:: Task ::
In the entries that follow, how many lines contain the word "draw"? Answer with the number only.
* Begin Supplied entries *
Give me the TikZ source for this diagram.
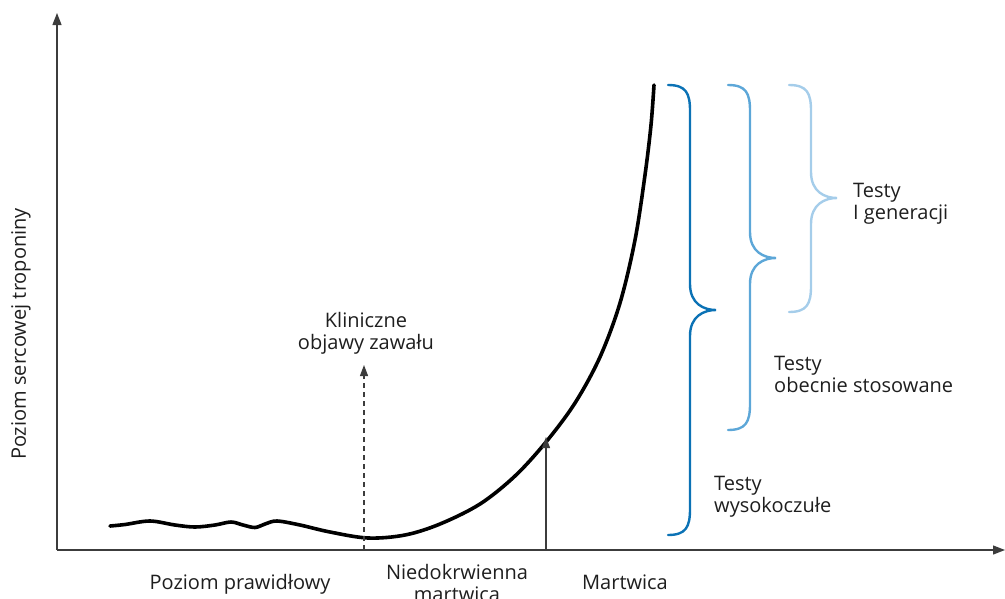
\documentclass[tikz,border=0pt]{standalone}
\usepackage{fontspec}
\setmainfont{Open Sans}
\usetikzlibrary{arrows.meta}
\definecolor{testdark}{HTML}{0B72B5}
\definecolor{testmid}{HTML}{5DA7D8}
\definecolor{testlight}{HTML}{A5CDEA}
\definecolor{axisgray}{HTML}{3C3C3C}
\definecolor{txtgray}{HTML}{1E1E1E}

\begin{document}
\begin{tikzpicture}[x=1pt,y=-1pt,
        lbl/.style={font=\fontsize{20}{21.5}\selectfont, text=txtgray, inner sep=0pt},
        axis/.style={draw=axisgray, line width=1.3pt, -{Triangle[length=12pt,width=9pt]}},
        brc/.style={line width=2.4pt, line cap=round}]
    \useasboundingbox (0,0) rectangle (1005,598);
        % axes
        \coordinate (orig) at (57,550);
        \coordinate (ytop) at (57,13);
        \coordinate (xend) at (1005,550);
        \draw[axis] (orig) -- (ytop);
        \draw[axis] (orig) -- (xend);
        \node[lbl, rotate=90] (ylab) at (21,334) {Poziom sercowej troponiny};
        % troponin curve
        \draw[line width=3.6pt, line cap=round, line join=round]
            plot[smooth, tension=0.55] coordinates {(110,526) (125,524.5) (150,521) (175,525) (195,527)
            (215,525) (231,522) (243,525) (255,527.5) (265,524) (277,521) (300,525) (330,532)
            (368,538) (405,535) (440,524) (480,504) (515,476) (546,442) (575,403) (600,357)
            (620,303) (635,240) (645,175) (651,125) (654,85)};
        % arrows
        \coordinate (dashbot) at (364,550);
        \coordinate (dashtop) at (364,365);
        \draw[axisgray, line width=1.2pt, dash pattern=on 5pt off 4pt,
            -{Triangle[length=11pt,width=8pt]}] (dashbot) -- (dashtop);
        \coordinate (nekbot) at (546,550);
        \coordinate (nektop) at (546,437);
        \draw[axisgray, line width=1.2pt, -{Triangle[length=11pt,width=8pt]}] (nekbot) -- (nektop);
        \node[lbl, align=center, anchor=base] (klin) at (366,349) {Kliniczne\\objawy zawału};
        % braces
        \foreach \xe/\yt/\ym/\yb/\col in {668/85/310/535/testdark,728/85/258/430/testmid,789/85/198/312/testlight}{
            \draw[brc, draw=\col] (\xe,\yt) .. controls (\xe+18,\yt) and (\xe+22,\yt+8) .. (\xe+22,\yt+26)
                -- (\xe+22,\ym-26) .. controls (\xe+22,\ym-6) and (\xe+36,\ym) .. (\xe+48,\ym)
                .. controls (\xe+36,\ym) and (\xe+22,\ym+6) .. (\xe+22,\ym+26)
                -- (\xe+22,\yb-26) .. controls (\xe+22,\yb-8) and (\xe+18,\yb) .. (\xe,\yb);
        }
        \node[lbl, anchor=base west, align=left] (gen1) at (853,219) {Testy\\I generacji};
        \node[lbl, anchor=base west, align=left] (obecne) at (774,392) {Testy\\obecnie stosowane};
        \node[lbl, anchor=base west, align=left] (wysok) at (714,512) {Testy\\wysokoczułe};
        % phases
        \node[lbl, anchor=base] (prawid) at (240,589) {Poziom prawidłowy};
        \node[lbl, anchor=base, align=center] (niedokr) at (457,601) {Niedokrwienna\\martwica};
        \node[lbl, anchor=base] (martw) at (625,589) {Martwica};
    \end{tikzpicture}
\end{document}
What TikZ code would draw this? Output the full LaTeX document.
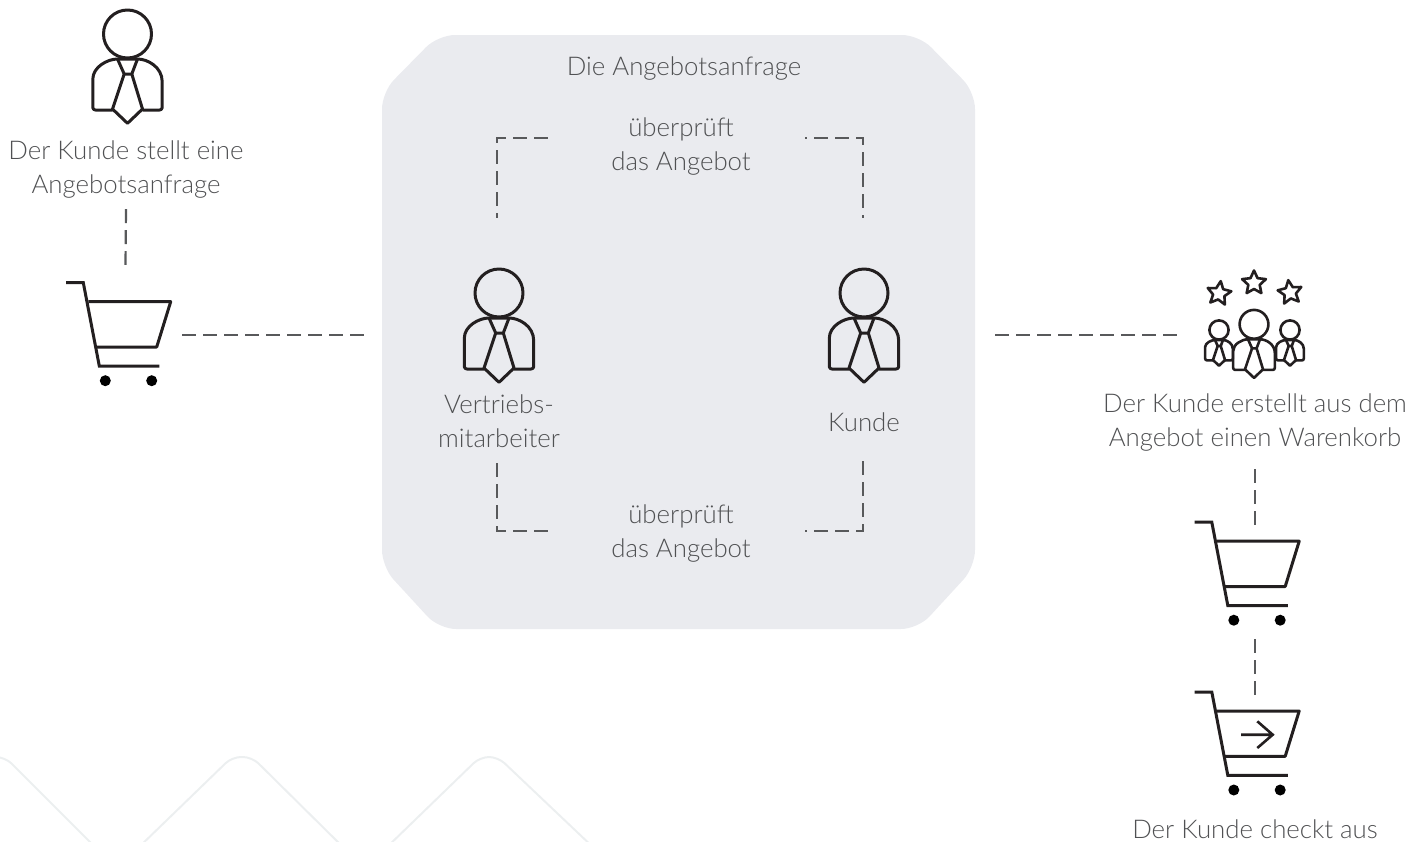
* End Supplied entries *
:: Response to the exercise ::
8